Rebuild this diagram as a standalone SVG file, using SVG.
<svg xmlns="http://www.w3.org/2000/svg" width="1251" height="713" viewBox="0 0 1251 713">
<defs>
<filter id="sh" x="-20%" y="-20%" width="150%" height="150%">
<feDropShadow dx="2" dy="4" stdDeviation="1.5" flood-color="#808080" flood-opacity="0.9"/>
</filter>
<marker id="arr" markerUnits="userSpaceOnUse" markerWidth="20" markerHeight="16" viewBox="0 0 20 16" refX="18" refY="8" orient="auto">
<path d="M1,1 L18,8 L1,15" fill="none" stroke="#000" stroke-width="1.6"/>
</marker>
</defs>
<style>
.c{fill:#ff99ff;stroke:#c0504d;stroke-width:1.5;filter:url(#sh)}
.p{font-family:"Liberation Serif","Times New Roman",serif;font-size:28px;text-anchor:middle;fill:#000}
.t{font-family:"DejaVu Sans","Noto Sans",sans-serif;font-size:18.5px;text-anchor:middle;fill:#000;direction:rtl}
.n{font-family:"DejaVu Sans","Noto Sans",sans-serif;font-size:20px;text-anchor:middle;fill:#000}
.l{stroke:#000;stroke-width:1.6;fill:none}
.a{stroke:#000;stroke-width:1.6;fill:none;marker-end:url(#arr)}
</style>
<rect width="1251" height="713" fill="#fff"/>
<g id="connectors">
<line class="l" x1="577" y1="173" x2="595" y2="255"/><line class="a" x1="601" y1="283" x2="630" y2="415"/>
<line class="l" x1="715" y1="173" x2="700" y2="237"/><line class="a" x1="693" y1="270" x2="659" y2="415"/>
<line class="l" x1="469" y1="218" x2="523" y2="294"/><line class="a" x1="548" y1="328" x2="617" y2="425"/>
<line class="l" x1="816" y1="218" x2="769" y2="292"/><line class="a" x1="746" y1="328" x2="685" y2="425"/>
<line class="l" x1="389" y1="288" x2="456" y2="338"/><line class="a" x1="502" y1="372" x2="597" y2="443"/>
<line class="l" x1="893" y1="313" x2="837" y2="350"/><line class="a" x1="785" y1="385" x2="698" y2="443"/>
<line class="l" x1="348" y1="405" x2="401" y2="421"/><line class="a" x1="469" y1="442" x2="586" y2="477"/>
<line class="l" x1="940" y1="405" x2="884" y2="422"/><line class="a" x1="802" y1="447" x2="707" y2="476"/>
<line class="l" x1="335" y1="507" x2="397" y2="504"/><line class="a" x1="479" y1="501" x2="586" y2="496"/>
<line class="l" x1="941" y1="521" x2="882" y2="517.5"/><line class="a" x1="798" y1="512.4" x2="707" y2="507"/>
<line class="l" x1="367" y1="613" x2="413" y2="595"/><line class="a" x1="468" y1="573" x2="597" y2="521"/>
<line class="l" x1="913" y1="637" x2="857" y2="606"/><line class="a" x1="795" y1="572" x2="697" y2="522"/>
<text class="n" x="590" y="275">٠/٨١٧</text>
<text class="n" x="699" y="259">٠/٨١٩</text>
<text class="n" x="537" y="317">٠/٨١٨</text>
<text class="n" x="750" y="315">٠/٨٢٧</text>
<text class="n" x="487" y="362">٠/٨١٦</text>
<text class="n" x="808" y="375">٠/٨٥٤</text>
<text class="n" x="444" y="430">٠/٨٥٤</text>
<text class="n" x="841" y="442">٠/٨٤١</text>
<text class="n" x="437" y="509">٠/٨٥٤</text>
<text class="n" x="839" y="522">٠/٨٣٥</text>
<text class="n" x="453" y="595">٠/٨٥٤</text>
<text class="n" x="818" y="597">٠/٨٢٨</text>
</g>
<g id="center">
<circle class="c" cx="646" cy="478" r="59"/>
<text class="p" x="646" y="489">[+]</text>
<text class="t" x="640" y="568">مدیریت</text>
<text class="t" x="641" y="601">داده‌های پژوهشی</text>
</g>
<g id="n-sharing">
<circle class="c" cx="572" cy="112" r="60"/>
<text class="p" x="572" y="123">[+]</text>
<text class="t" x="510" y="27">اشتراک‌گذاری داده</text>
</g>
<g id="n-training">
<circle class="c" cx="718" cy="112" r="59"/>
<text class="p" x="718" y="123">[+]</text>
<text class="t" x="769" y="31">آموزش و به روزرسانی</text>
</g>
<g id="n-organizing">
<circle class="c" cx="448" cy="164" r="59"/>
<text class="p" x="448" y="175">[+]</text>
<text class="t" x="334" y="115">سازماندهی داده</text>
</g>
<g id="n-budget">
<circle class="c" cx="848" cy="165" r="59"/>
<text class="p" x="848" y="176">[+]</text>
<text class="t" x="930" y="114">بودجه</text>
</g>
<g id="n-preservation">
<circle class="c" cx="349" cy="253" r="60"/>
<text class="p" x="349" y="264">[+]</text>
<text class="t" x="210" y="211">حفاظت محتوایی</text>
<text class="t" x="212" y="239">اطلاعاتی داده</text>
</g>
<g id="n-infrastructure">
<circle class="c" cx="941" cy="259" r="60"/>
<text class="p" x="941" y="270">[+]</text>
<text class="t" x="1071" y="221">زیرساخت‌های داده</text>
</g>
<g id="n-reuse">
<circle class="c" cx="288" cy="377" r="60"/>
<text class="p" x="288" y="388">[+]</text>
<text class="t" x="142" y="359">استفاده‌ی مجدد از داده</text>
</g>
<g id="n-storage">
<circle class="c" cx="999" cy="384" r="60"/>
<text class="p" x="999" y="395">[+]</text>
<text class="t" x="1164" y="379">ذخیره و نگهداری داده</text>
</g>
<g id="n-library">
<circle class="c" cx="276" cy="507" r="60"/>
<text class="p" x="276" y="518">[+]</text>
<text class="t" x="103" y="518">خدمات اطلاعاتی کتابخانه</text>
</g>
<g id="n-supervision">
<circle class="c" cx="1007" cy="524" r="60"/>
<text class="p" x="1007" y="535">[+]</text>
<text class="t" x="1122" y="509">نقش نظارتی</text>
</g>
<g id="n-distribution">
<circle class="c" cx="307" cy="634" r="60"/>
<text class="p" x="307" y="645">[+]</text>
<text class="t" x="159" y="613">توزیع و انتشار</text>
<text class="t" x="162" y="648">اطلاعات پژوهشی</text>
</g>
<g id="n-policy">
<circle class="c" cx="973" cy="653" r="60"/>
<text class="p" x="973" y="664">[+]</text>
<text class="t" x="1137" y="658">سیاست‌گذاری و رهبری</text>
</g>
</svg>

> [Aim]: Quote every line of the data, word for word.

> [Output of the task]:
Rebuild this diagram as a standalone SVG file, using SVG.
<svg xmlns="http://www.w3.org/2000/svg" width="1251" height="713" viewBox="0 0 1251 713">
<defs>
<filter id="sh" x="-20%" y="-20%" width="150%" height="150%">
<feDropShadow dx="2" dy="4" stdDeviation="1.5" flood-color="#808080" flood-opacity="0.9"/>
</filter>
<marker id="arr" markerUnits="userSpaceOnUse" markerWidth="20" markerHeight="16" viewBox="0 0 20 16" refX="18" refY="8" orient="auto">
<path d="M1,1 L18,8 L1,15" fill="none" stroke="#000" stroke-width="1.6"/>
</marker>
</defs>
<style>
.c{fill:#ff99ff;stroke:#c0504d;stroke-width:1.5;filter:url(#sh)}
.p{font-family:"Liberation Serif","Times New Roman",serif;font-size:28px;text-anchor:middle;fill:#000}
.t{font-family:"DejaVu Sans","Noto Sans",sans-serif;font-size:18.5px;text-anchor:middle;fill:#000;direction:rtl}
.n{font-family:"DejaVu Sans","Noto Sans",sans-serif;font-size:20px;text-anchor:middle;fill:#000}
.l{stroke:#000;stroke-width:1.6;fill:none}
.a{stroke:#000;stroke-width:1.6;fill:none;marker-end:url(#arr)}
</style>
<rect width="1251" height="713" fill="#fff"/>
<g id="connectors">
<line class="l" x1="577" y1="173" x2="595" y2="255"/><line class="a" x1="601" y1="283" x2="630" y2="415"/>
<line class="l" x1="715" y1="173" x2="700" y2="237"/><line class="a" x1="693" y1="270" x2="659" y2="415"/>
<line class="l" x1="469" y1="218" x2="523" y2="294"/><line class="a" x1="548" y1="328" x2="617" y2="425"/>
<line class="l" x1="816" y1="218" x2="769" y2="292"/><line class="a" x1="746" y1="328" x2="685" y2="425"/>
<line class="l" x1="389" y1="288" x2="456" y2="338"/><line class="a" x1="502" y1="372" x2="597" y2="443"/>
<line class="l" x1="893" y1="313" x2="837" y2="350"/><line class="a" x1="785" y1="385" x2="698" y2="443"/>
<line class="l" x1="348" y1="405" x2="401" y2="421"/><line class="a" x1="469" y1="442" x2="586" y2="477"/>
<line class="l" x1="940" y1="405" x2="884" y2="422"/><line class="a" x1="802" y1="447" x2="707" y2="476"/>
<line class="l" x1="335" y1="507" x2="397" y2="504"/><line class="a" x1="479" y1="501" x2="586" y2="496"/>
<line class="l" x1="941" y1="521" x2="882" y2="517.5"/><line class="a" x1="798" y1="512.4" x2="707" y2="507"/>
<line class="l" x1="367" y1="613" x2="413" y2="595"/><line class="a" x1="468" y1="573" x2="597" y2="521"/>
<line class="l" x1="913" y1="637" x2="857" y2="606"/><line class="a" x1="795" y1="572" x2="697" y2="522"/>
<text class="n" x="590" y="275">٠/٨١٧</text>
<text class="n" x="699" y="259">٠/٨١٩</text>
<text class="n" x="537" y="317">٠/٨١٨</text>
<text class="n" x="750" y="315">٠/٨٢٧</text>
<text class="n" x="487" y="362">٠/٨١٦</text>
<text class="n" x="808" y="375">٠/٨٥٤</text>
<text class="n" x="444" y="430">٠/٨٥٤</text>
<text class="n" x="841" y="442">٠/٨٤١</text>
<text class="n" x="437" y="509">٠/٨٥٤</text>
<text class="n" x="839" y="522">٠/٨٣٥</text>
<text class="n" x="453" y="595">٠/٨٥٤</text>
<text class="n" x="818" y="597">٠/٨٢٨</text>
</g>
<g id="center">
<circle class="c" cx="646" cy="478" r="59"/>
<text class="p" x="646" y="489">[+]</text>
<text class="t" x="640" y="568">مدیریت</text>
<text class="t" x="641" y="601">داده‌های پژوهشی</text>
</g>
<g id="n-sharing">
<circle class="c" cx="572" cy="112" r="60"/>
<text class="p" x="572" y="123">[+]</text>
<text class="t" x="510" y="27">اشتراک‌گذاری داده</text>
</g>
<g id="n-training">
<circle class="c" cx="718" cy="112" r="59"/>
<text class="p" x="718" y="123">[+]</text>
<text class="t" x="769" y="31">آموزش و به روزرسانی</text>
</g>
<g id="n-organizing">
<circle class="c" cx="448" cy="164" r="59"/>
<text class="p" x="448" y="175">[+]</text>
<text class="t" x="334" y="115">سازماندهی داده</text>
</g>
<g id="n-budget">
<circle class="c" cx="848" cy="165" r="59"/>
<text class="p" x="848" y="176">[+]</text>
<text class="t" x="930" y="114">بودجه</text>
</g>
<g id="n-preservation">
<circle class="c" cx="349" cy="253" r="60"/>
<text class="p" x="349" y="264">[+]</text>
<text class="t" x="210" y="211">حفاظت محتوایی</text>
<text class="t" x="212" y="239">اطلاعاتی داده</text>
</g>
<g id="n-infrastructure">
<circle class="c" cx="941" cy="259" r="60"/>
<text class="p" x="941" y="270">[+]</text>
<text class="t" x="1071" y="221">زیرساخت‌های داده</text>
</g>
<g id="n-reuse">
<circle class="c" cx="288" cy="377" r="60"/>
<text class="p" x="288" y="388">[+]</text>
<text class="t" x="142" y="359">استفاده‌ی مجدد از داده</text>
</g>
<g id="n-storage">
<circle class="c" cx="999" cy="384" r="60"/>
<text class="p" x="999" y="395">[+]</text>
<text class="t" x="1164" y="379">ذخیره و نگهداری داده</text>
</g>
<g id="n-library">
<circle class="c" cx="276" cy="507" r="60"/>
<text class="p" x="276" y="518">[+]</text>
<text class="t" x="103" y="518">خدمات اطلاعاتی کتابخانه</text>
</g>
<g id="n-supervision">
<circle class="c" cx="1007" cy="524" r="60"/>
<text class="p" x="1007" y="535">[+]</text>
<text class="t" x="1122" y="509">نقش نظارتی</text>
</g>
<g id="n-distribution">
<circle class="c" cx="307" cy="634" r="60"/>
<text class="p" x="307" y="645">[+]</text>
<text class="t" x="159" y="613">توزیع و انتشار</text>
<text class="t" x="162" y="648">اطلاعات پژوهشی</text>
</g>
<g id="n-policy">
<circle class="c" cx="973" cy="653" r="60"/>
<text class="p" x="973" y="664">[+]</text>
<text class="t" x="1137" y="658">سیاست‌گذاری و رهبری</text>
</g>
</svg>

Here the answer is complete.